Over the past 10 years, advances in sequencing technology and accompanying methodological breakthroughs have revolutionized our ability to quantify community biodiversity, but where do we go from here? From an empirical perspective, there is a clear need to link genotype to phenotype and associated ecological function (Fig. 3). There are now opportunities to map prokaryotic taxonomy marker genes to sequenced bacterial genomes of known function (Langille et al. 2013), complemented by metagenomics and metatranscriptomics. However, the vast task of characterizing all prokaryotic gene content will probably never be complete and the relationships between expressed mRNA transcripts and proteins/function are not always intuitive (Moran et al. 2013). Perhaps the biggest gains in these fields will lie in targeted assessment of specific gene pathways in relation to well-characterized systems (Toseland et al. 2013). From the macro-eukaryotic perspective, combinations of standardized marker gene libraries, complemented with taxonomy and metadata, do already provide a phenotype/genotype link (Ratnasingham & Hebert 2007) to functional ecology, at least as far as likely broad ecological classification, or trophic level is concerned (e.g. producer, grazer, predator, omnivore, detritivore). Therefore, these should be supported, irrespective of the gene, or genomic approach of community biodiversity classification. As with so many studies, robust reference data bases are essential links between genes and function, including studies investigating trophic relationships/food webs (Clare 2014).
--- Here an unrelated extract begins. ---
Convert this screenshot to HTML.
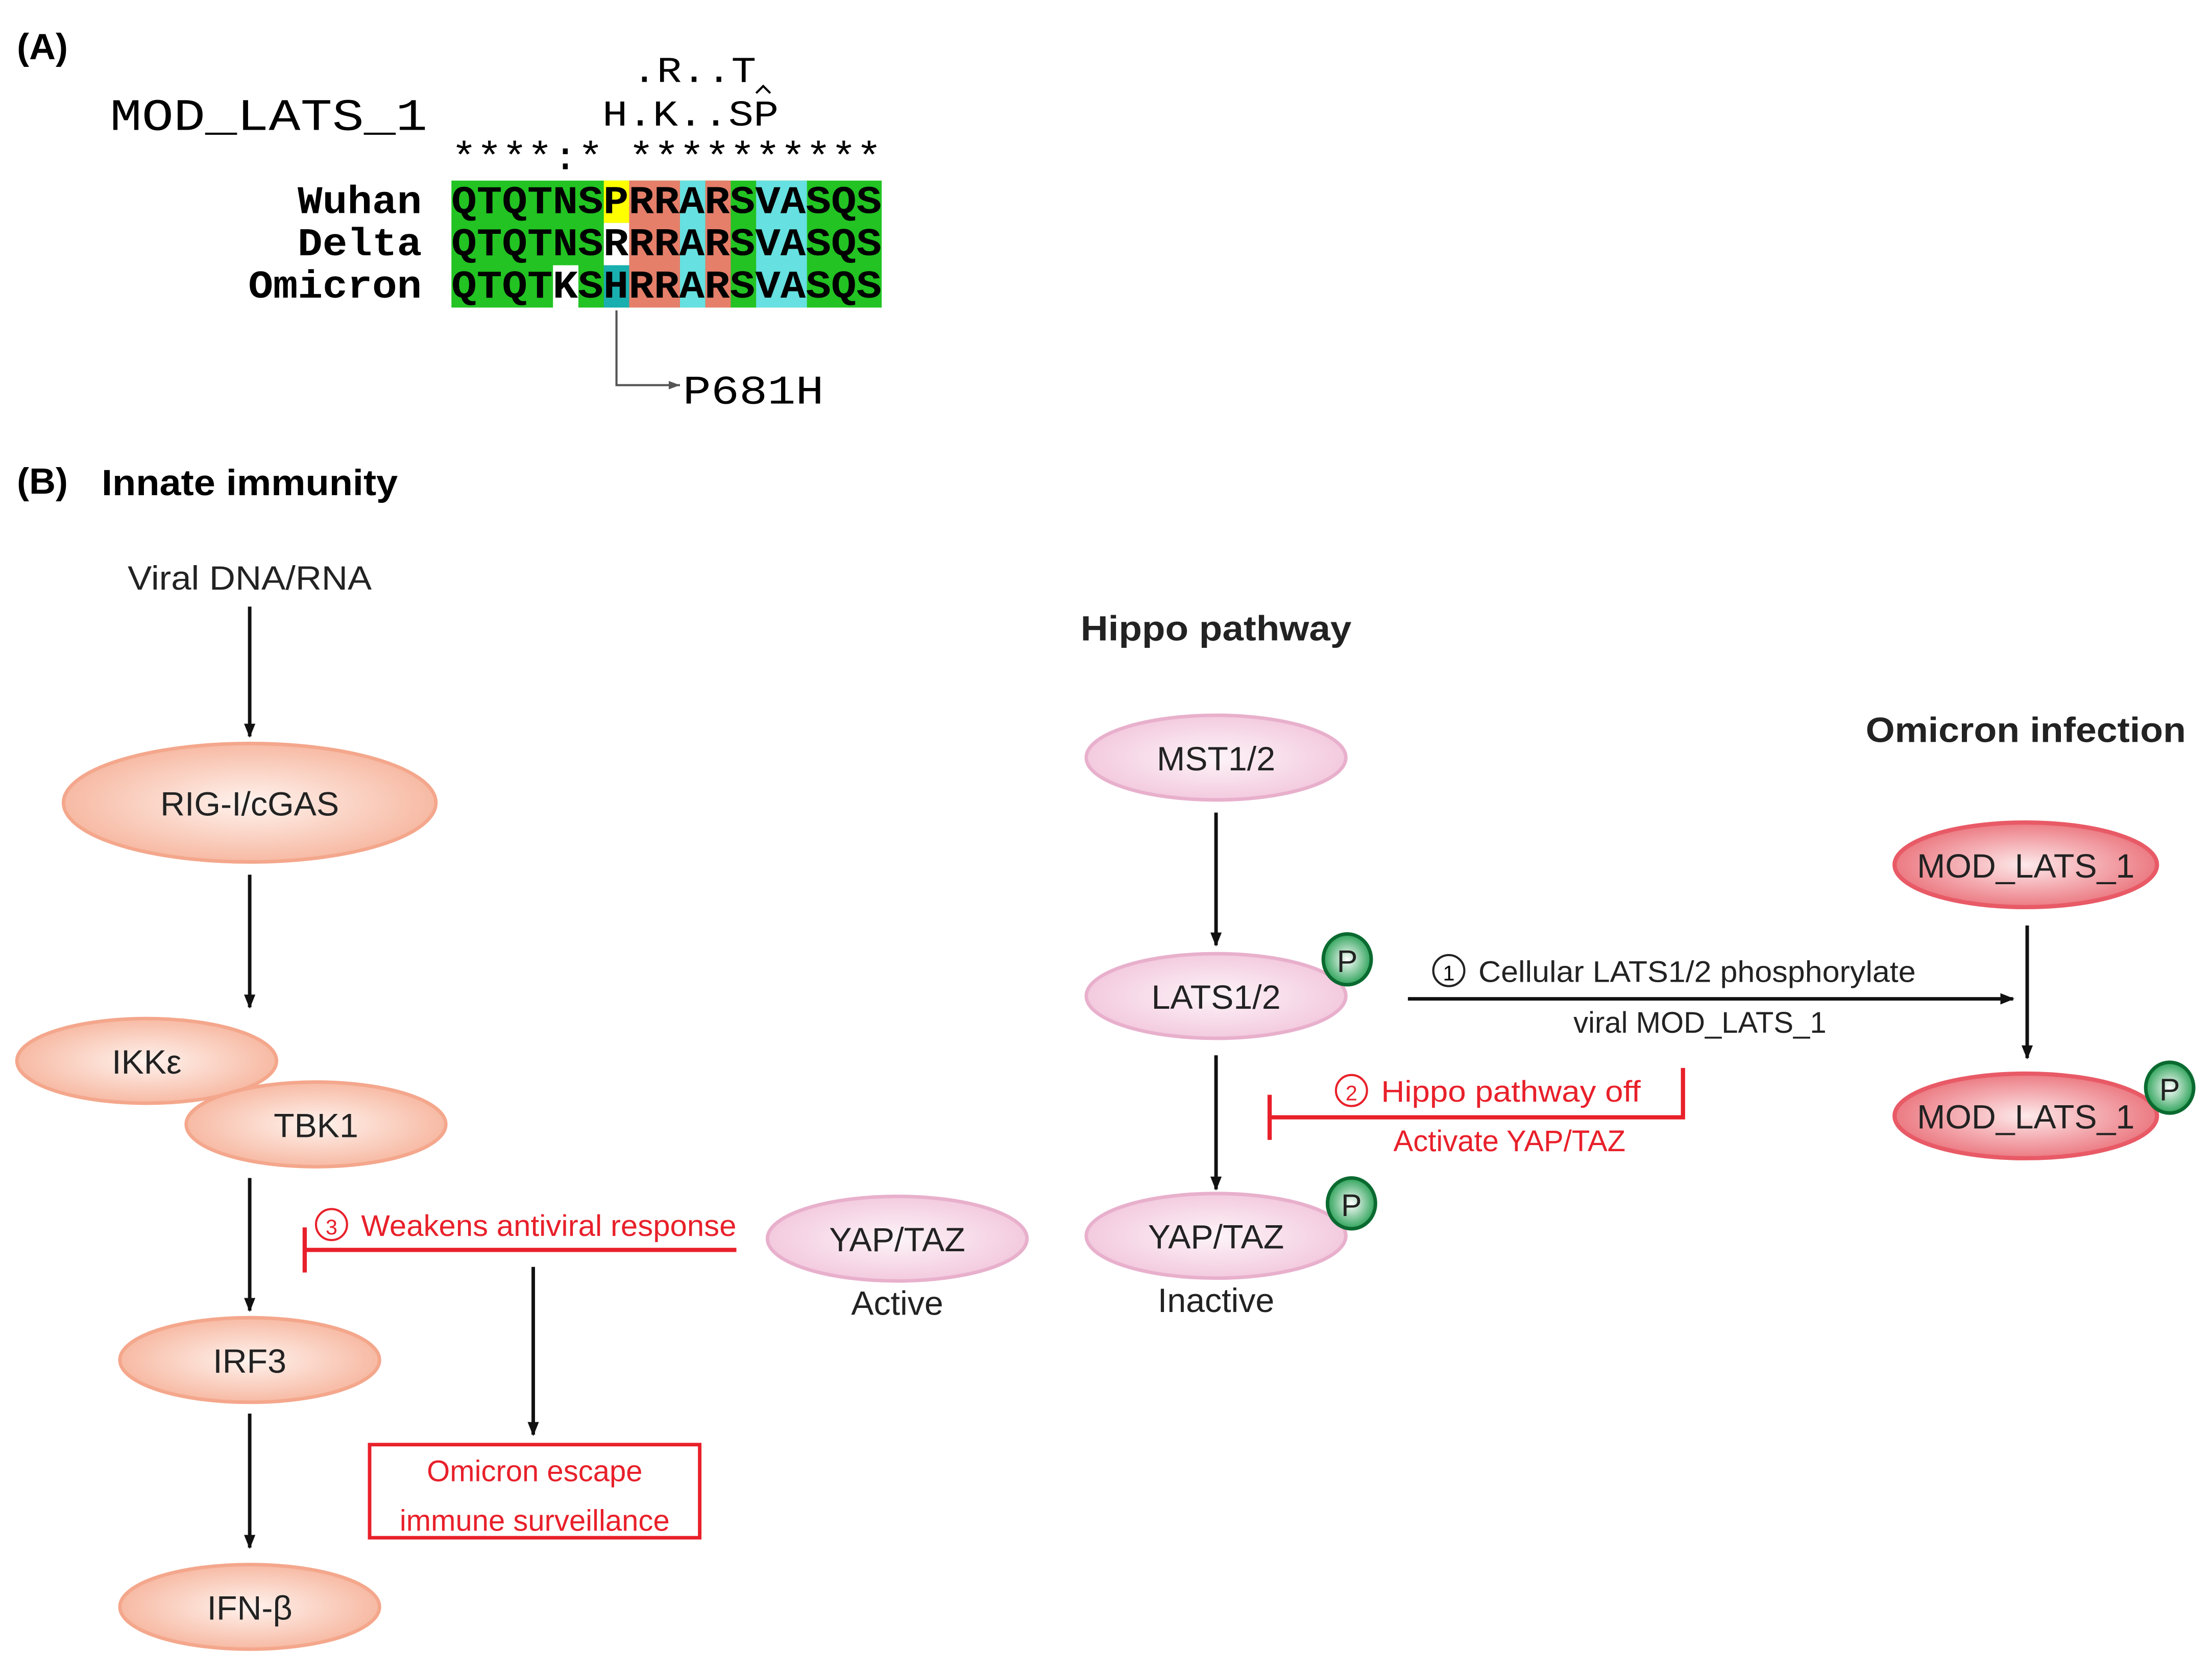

In conclusion, the standardized format and open source nature of sequencing data, accompanied by radical shifts in sequencing technology, mean that we can catalogue the spatial and temporal distribution of species from all domains of life and from all habitats. Having this global view should therefore facilitate hypothesis-driven scientific questions regarding biodiversity ecosystem–function relationships (Purdy et al. 2010; Hagen et al. 2012) in relation to external forcing, whether the drivers are anthropogenic or natural. Combined with carefully controlled experimental systems, classification of species’ ecological tolerances, plasticity, distribution, rate of evolution and trophic interactions should mean that we are a step closer to making systems ecology predictions (Evans et al. 2013) associated with a changing environment. Without a doubt, it will certainly be challenging, but makes for exciting collaborations between the traditional fields of ecology and molecular ecologists in what is emerging to be a paradigm-shifting age of biodiversity discovery.

Acknowledgements

This manuscript resulted from in-person discussions at the 2015 joint BES/SFE meeting in Lille, France, where travel support for co-authors was provided by a US National Science Foundation Research Coordination Network award to WKT and HMB (DBI-1262480). We thank the British Ecological Society and Société Française d’Écologie for supporting our ‘Ecogenomics’ Symposium at this meeting. Public domain images used to construct Fig. 1 were obtained from Phylopic (http://phylopic.org/).

    Data accessibility

    This paper does not use any data.